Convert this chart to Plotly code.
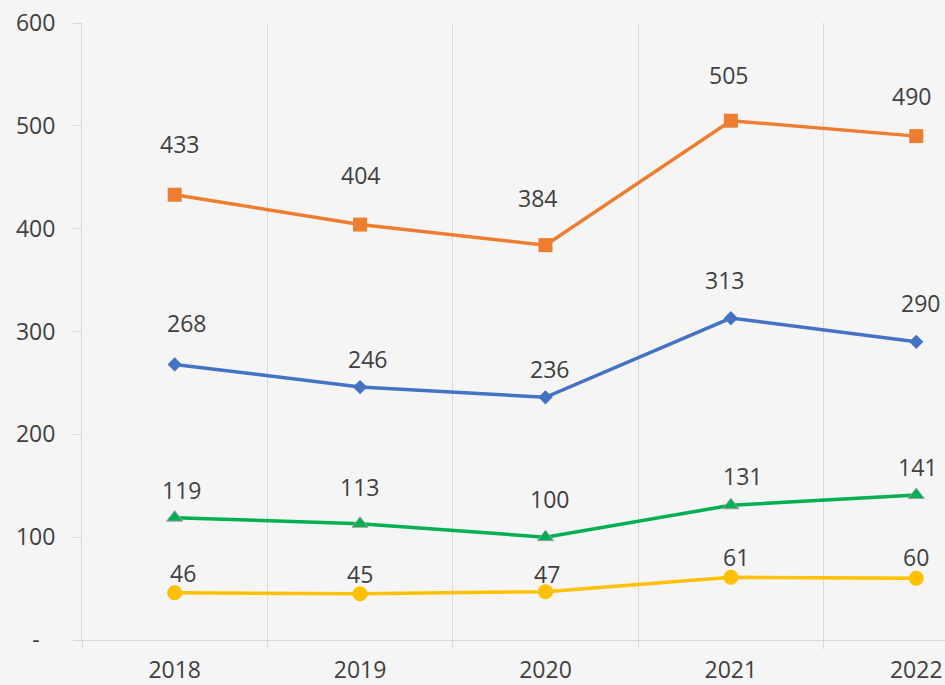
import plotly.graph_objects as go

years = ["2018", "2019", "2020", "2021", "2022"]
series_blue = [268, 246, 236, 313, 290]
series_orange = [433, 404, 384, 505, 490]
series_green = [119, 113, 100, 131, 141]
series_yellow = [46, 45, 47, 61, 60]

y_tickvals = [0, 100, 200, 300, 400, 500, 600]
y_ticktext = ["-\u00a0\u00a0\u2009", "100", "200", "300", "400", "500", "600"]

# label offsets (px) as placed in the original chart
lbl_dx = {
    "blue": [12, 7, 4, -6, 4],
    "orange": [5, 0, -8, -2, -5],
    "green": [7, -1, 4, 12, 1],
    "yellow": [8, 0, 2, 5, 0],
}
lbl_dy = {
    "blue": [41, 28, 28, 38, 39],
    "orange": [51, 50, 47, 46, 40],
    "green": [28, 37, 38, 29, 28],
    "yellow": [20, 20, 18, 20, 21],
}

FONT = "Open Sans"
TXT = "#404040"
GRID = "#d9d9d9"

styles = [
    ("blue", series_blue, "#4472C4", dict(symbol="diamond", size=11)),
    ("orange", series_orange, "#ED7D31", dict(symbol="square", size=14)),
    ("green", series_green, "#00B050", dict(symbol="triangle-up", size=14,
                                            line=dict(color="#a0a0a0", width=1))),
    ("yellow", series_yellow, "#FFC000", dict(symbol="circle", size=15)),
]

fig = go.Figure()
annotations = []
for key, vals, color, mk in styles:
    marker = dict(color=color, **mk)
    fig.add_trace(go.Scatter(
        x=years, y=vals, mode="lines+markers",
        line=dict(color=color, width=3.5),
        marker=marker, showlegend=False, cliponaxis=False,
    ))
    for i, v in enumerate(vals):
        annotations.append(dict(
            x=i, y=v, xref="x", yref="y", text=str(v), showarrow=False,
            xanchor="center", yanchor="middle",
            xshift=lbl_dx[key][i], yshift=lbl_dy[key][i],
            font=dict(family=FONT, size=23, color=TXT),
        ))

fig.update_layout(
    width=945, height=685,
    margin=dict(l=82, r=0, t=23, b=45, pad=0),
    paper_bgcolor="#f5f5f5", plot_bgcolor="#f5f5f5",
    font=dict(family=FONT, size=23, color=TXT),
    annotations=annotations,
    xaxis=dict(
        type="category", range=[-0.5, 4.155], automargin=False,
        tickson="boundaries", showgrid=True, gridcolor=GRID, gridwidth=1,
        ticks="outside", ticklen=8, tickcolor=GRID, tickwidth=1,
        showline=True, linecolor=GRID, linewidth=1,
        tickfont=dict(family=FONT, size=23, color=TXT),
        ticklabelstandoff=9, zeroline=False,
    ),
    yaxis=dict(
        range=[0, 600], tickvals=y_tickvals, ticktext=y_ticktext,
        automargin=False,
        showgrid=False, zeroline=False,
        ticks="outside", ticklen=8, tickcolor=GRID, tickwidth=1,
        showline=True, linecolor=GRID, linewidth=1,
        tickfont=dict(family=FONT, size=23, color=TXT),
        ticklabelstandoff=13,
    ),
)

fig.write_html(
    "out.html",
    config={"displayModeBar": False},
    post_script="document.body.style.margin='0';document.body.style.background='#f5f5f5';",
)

### EXERCISE BRIEF
Restate the listing above word for word, and skip the pictures.

### ANSWER BELOW
Convert this chart to Plotly code.
import plotly.graph_objects as go

years = ["2018", "2019", "2020", "2021", "2022"]
series_blue = [268, 246, 236, 313, 290]
series_orange = [433, 404, 384, 505, 490]
series_green = [119, 113, 100, 131, 141]
series_yellow = [46, 45, 47, 61, 60]

y_tickvals = [0, 100, 200, 300, 400, 500, 600]
y_ticktext = ["-\u00a0\u00a0\u2009", "100", "200", "300", "400", "500", "600"]

# label offsets (px) as placed in the original chart
lbl_dx = {
    "blue": [12, 7, 4, -6, 4],
    "orange": [5, 0, -8, -2, -5],
    "green": [7, -1, 4, 12, 1],
    "yellow": [8, 0, 2, 5, 0],
}
lbl_dy = {
    "blue": [41, 28, 28, 38, 39],
    "orange": [51, 50, 47, 46, 40],
    "green": [28, 37, 38, 29, 28],
    "yellow": [20, 20, 18, 20, 21],
}

FONT = "Open Sans"
TXT = "#404040"
GRID = "#d9d9d9"

styles = [
    ("blue", series_blue, "#4472C4", dict(symbol="diamond", size=11)),
    ("orange", series_orange, "#ED7D31", dict(symbol="square", size=14)),
    ("green", series_green, "#00B050", dict(symbol="triangle-up", size=14,
                                            line=dict(color="#a0a0a0", width=1))),
    ("yellow", series_yellow, "#FFC000", dict(symbol="circle", size=15)),
]

fig = go.Figure()
annotations = []
for key, vals, color, mk in styles:
    marker = dict(color=color, **mk)
    fig.add_trace(go.Scatter(
        x=years, y=vals, mode="lines+markers",
        line=dict(color=color, width=3.5),
        marker=marker, showlegend=False, cliponaxis=False,
    ))
    for i, v in enumerate(vals):
        annotations.append(dict(
            x=i, y=v, xref="x", yref="y", text=str(v), showarrow=False,
            xanchor="center", yanchor="middle",
            xshift=lbl_dx[key][i], yshift=lbl_dy[key][i],
            font=dict(family=FONT, size=23, color=TXT),
        ))

fig.update_layout(
    width=945, height=685,
    margin=dict(l=82, r=0, t=23, b=45, pad=0),
    paper_bgcolor="#f5f5f5", plot_bgcolor="#f5f5f5",
    font=dict(family=FONT, size=23, color=TXT),
    annotations=annotations,
    xaxis=dict(
        type="category", range=[-0.5, 4.155], automargin=False,
        tickson="boundaries", showgrid=True, gridcolor=GRID, gridwidth=1,
        ticks="outside", ticklen=8, tickcolor=GRID, tickwidth=1,
        showline=True, linecolor=GRID, linewidth=1,
        tickfont=dict(family=FONT, size=23, color=TXT),
        ticklabelstandoff=9, zeroline=False,
    ),
    yaxis=dict(
        range=[0, 600], tickvals=y_tickvals, ticktext=y_ticktext,
        automargin=False,
        showgrid=False, zeroline=False,
        ticks="outside", ticklen=8, tickcolor=GRID, tickwidth=1,
        showline=True, linecolor=GRID, linewidth=1,
        tickfont=dict(family=FONT, size=23, color=TXT),
        ticklabelstandoff=13,
    ),
)

fig.write_html(
    "out.html",
    config={"displayModeBar": False},
    post_script="document.body.style.margin='0';document.body.style.background='#f5f5f5';",
)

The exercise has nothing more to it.